----- Data excerpt -----

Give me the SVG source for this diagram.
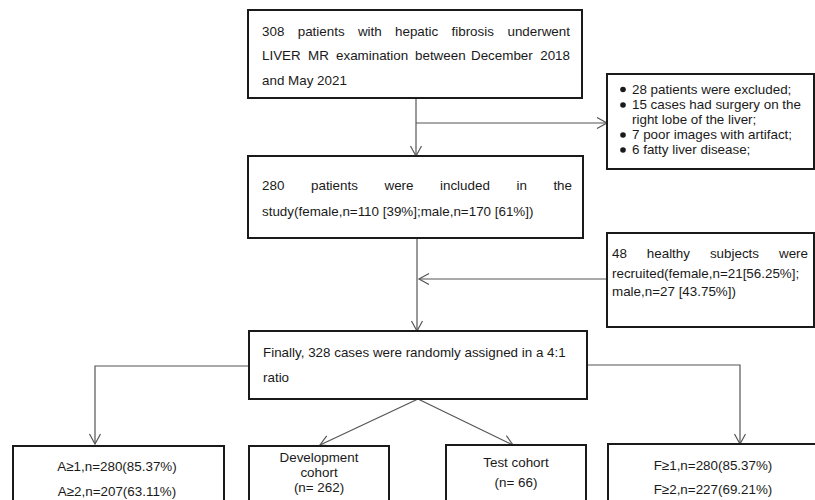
<svg xmlns="http://www.w3.org/2000/svg" width="815" height="500" viewBox="0 0 815 500">
<style>
.box{fill:#fff;stroke:#1a1a1a;stroke-width:2}
.t{font-family:"Liberation Sans",Arial,sans-serif;font-size:13.4px;fill:#1a1a1a}
.c{text-anchor:middle}
.e{text-anchor:end}
.ln{fill:none;stroke:#555;stroke-width:1.2}
</style>
<defs>
<marker id="ah" markerUnits="userSpaceOnUse" markerWidth="14" markerHeight="14" refX="11" refY="6" orient="auto">
<path d="M1,0.5 L11,6 L1,11.5" fill="none" stroke="#555" stroke-width="1.2"/>
</marker>
</defs>
<rect width="815" height="500" fill="#fff"/>
<g id="connectors">
<line class="ln" x1="416" y1="98" x2="416" y2="156" marker-end="url(#ah)"/>
<line class="ln" x1="416" y1="123" x2="607" y2="123" marker-end="url(#ah)"/>
<line class="ln" x1="417" y1="238" x2="417" y2="331" marker-end="url(#ah)"/>
<line class="ln" x1="607" y1="279" x2="419" y2="279" marker-end="url(#ah)"/>
<polyline class="ln" points="249,366 95,366 95,444" marker-end="url(#ah)"/>
<polyline class="ln" points="587,365 740,365 740,444" marker-end="url(#ah)"/>
<line class="ln" x1="418" y1="399" x2="320" y2="445" marker-end="url(#ah)"/>
<line class="ln" x1="418" y1="399" x2="513" y2="445" marker-end="url(#ah)"/>
</g>
<g id="n1">
<rect class="box" x="248" y="10" width="334" height="88"/>
<text class="t" y="36"><tspan x="262">308</tspan><tspan x="297.7">patients</tspan><tspan x="357.9">with</tspan><tspan x="395">hepatic</tspan><tspan x="451.5">fibrosis</tspan></text>
<text class="t e" x="570" y="36">underwent</text>
<text class="t" y="60"><tspan x="262">LIVER</tspan><tspan x="308">MR</tspan><tspan x="336">examination</tspan><tspan x="415">between</tspan><tspan x="471">December</tspan></text>
<text class="t e" x="570" y="60">2018</text>
<text class="t" x="262" y="85">and May 2021</text>
</g>
<g id="n_excluded">
<rect class="box" x="607" y="74" width="207" height="95"/>
<circle cx="623" cy="89.5" r="2.8" fill="#1a1a1a"/>
<circle cx="623" cy="105" r="2.8" fill="#1a1a1a"/>
<circle cx="623" cy="135" r="2.8" fill="#1a1a1a"/>
<circle cx="623" cy="150" r="2.8" fill="#1a1a1a"/>
<text class="t" x="632" y="94">28 patients were excluded;</text>
<text class="t" x="632" y="109">15 cases had surgery on the</text>
<text class="t" x="632" y="124">right lobe of the liver;</text>
<text class="t" x="632" y="139">7 poor images with artifact;</text>
<text class="t" x="632" y="154">6 fatty liver disease;</text>
</g>
<g id="n2">
<rect class="box" x="248" y="156" width="335" height="82"/>
<text class="t" y="189.5"><tspan x="262">280</tspan><tspan x="311">patients</tspan><tspan x="384.5">were</tspan><tspan x="440">included</tspan><tspan x="516.5">in</tspan></text>
<text class="t e" x="572" y="189.5">the</text>
<text class="t" x="262" y="215.5">study(female,n=110 [39%];male,n=170 [61%])</text>
</g>
<g id="n_healthy">
<rect class="box" x="607" y="233" width="207" height="94"/>
<text class="t" y="258"><tspan x="612">48</tspan><tspan x="646.8">healthy</tspan><tspan x="709.9">subjects</tspan></text>
<text class="t e" x="808" y="258">were</text>
<text class="t" x="612" y="277.5">recruited(female,n=21[56.25%];</text>
<text class="t" x="612" y="296">male,n=27 [43.75%])</text>
</g>
<g id="n3">
<rect class="box" x="249" y="331" width="338" height="68"/>
<text class="t" x="263" y="356.5">Finally, 328 cases were randomly assigned in a 4:1</text>
<text class="t" x="263" y="381.5">ratio</text>
</g>
<g id="n_a">
<rect class="box" x="13" y="446" width="211" height="70"/>
<text class="t c" x="117" y="471">A≥1,n=280(85.37%)</text>
<text class="t c" x="117" y="496">A≥2,n=207(63.11%)</text>
</g>
<g id="n_dev">
<rect class="box" x="249" y="446" width="140" height="70"/>
<text class="t c" x="319" y="462">Development</text>
<text class="t c" x="319" y="477">cohort</text>
<text class="t c" x="319" y="492">(n= 262)</text>
</g>
<g id="n_test">
<rect class="box" x="446" y="445" width="140" height="70"/>
<text class="t c" x="516" y="467">Test cohort</text>
<text class="t c" x="516" y="487">(n= 66)</text>
</g>
<g id="n_f">
<rect class="box" x="608" y="444" width="220" height="70"/>
<text class="t c" x="713" y="469.5">F≥1,n=280(85.37%)</text>
<text class="t c" x="713" y="493.5">F≥2,n=227(69.21%)</text>
</g>
</svg>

-----

**Problem description**
Quote each line of the listing exactly, but leave the pictures out.

**Answer for this exercise**
Give me the SVG source for this diagram.
<svg xmlns="http://www.w3.org/2000/svg" width="815" height="500" viewBox="0 0 815 500">
<style>
.box{fill:#fff;stroke:#1a1a1a;stroke-width:2}
.t{font-family:"Liberation Sans",Arial,sans-serif;font-size:13.4px;fill:#1a1a1a}
.c{text-anchor:middle}
.e{text-anchor:end}
.ln{fill:none;stroke:#555;stroke-width:1.2}
</style>
<defs>
<marker id="ah" markerUnits="userSpaceOnUse" markerWidth="14" markerHeight="14" refX="11" refY="6" orient="auto">
<path d="M1,0.5 L11,6 L1,11.5" fill="none" stroke="#555" stroke-width="1.2"/>
</marker>
</defs>
<rect width="815" height="500" fill="#fff"/>
<g id="connectors">
<line class="ln" x1="416" y1="98" x2="416" y2="156" marker-end="url(#ah)"/>
<line class="ln" x1="416" y1="123" x2="607" y2="123" marker-end="url(#ah)"/>
<line class="ln" x1="417" y1="238" x2="417" y2="331" marker-end="url(#ah)"/>
<line class="ln" x1="607" y1="279" x2="419" y2="279" marker-end="url(#ah)"/>
<polyline class="ln" points="249,366 95,366 95,444" marker-end="url(#ah)"/>
<polyline class="ln" points="587,365 740,365 740,444" marker-end="url(#ah)"/>
<line class="ln" x1="418" y1="399" x2="320" y2="445" marker-end="url(#ah)"/>
<line class="ln" x1="418" y1="399" x2="513" y2="445" marker-end="url(#ah)"/>
</g>
<g id="n1">
<rect class="box" x="248" y="10" width="334" height="88"/>
<text class="t" y="36"><tspan x="262">308</tspan><tspan x="297.7">patients</tspan><tspan x="357.9">with</tspan><tspan x="395">hepatic</tspan><tspan x="451.5">fibrosis</tspan></text>
<text class="t e" x="570" y="36">underwent</text>
<text class="t" y="60"><tspan x="262">LIVER</tspan><tspan x="308">MR</tspan><tspan x="336">examination</tspan><tspan x="415">between</tspan><tspan x="471">December</tspan></text>
<text class="t e" x="570" y="60">2018</text>
<text class="t" x="262" y="85">and May 2021</text>
</g>
<g id="n_excluded">
<rect class="box" x="607" y="74" width="207" height="95"/>
<circle cx="623" cy="89.5" r="2.8" fill="#1a1a1a"/>
<circle cx="623" cy="105" r="2.8" fill="#1a1a1a"/>
<circle cx="623" cy="135" r="2.8" fill="#1a1a1a"/>
<circle cx="623" cy="150" r="2.8" fill="#1a1a1a"/>
<text class="t" x="632" y="94">28 patients were excluded;</text>
<text class="t" x="632" y="109">15 cases had surgery on the</text>
<text class="t" x="632" y="124">right lobe of the liver;</text>
<text class="t" x="632" y="139">7 poor images with artifact;</text>
<text class="t" x="632" y="154">6 fatty liver disease;</text>
</g>
<g id="n2">
<rect class="box" x="248" y="156" width="335" height="82"/>
<text class="t" y="189.5"><tspan x="262">280</tspan><tspan x="311">patients</tspan><tspan x="384.5">were</tspan><tspan x="440">included</tspan><tspan x="516.5">in</tspan></text>
<text class="t e" x="572" y="189.5">the</text>
<text class="t" x="262" y="215.5">study(female,n=110 [39%];male,n=170 [61%])</text>
</g>
<g id="n_healthy">
<rect class="box" x="607" y="233" width="207" height="94"/>
<text class="t" y="258"><tspan x="612">48</tspan><tspan x="646.8">healthy</tspan><tspan x="709.9">subjects</tspan></text>
<text class="t e" x="808" y="258">were</text>
<text class="t" x="612" y="277.5">recruited(female,n=21[56.25%];</text>
<text class="t" x="612" y="296">male,n=27 [43.75%])</text>
</g>
<g id="n3">
<rect class="box" x="249" y="331" width="338" height="68"/>
<text class="t" x="263" y="356.5">Finally, 328 cases were randomly assigned in a 4:1</text>
<text class="t" x="263" y="381.5">ratio</text>
</g>
<g id="n_a">
<rect class="box" x="13" y="446" width="211" height="70"/>
<text class="t c" x="117" y="471">A≥1,n=280(85.37%)</text>
<text class="t c" x="117" y="496">A≥2,n=207(63.11%)</text>
</g>
<g id="n_dev">
<rect class="box" x="249" y="446" width="140" height="70"/>
<text class="t c" x="319" y="462">Development</text>
<text class="t c" x="319" y="477">cohort</text>
<text class="t c" x="319" y="492">(n= 262)</text>
</g>
<g id="n_test">
<rect class="box" x="446" y="445" width="140" height="70"/>
<text class="t c" x="516" y="467">Test cohort</text>
<text class="t c" x="516" y="487">(n= 66)</text>
</g>
<g id="n_f">
<rect class="box" x="608" y="444" width="220" height="70"/>
<text class="t c" x="713" y="469.5">F≥1,n=280(85.37%)</text>
<text class="t c" x="713" y="493.5">F≥2,n=227(69.21%)</text>
</g>
</svg>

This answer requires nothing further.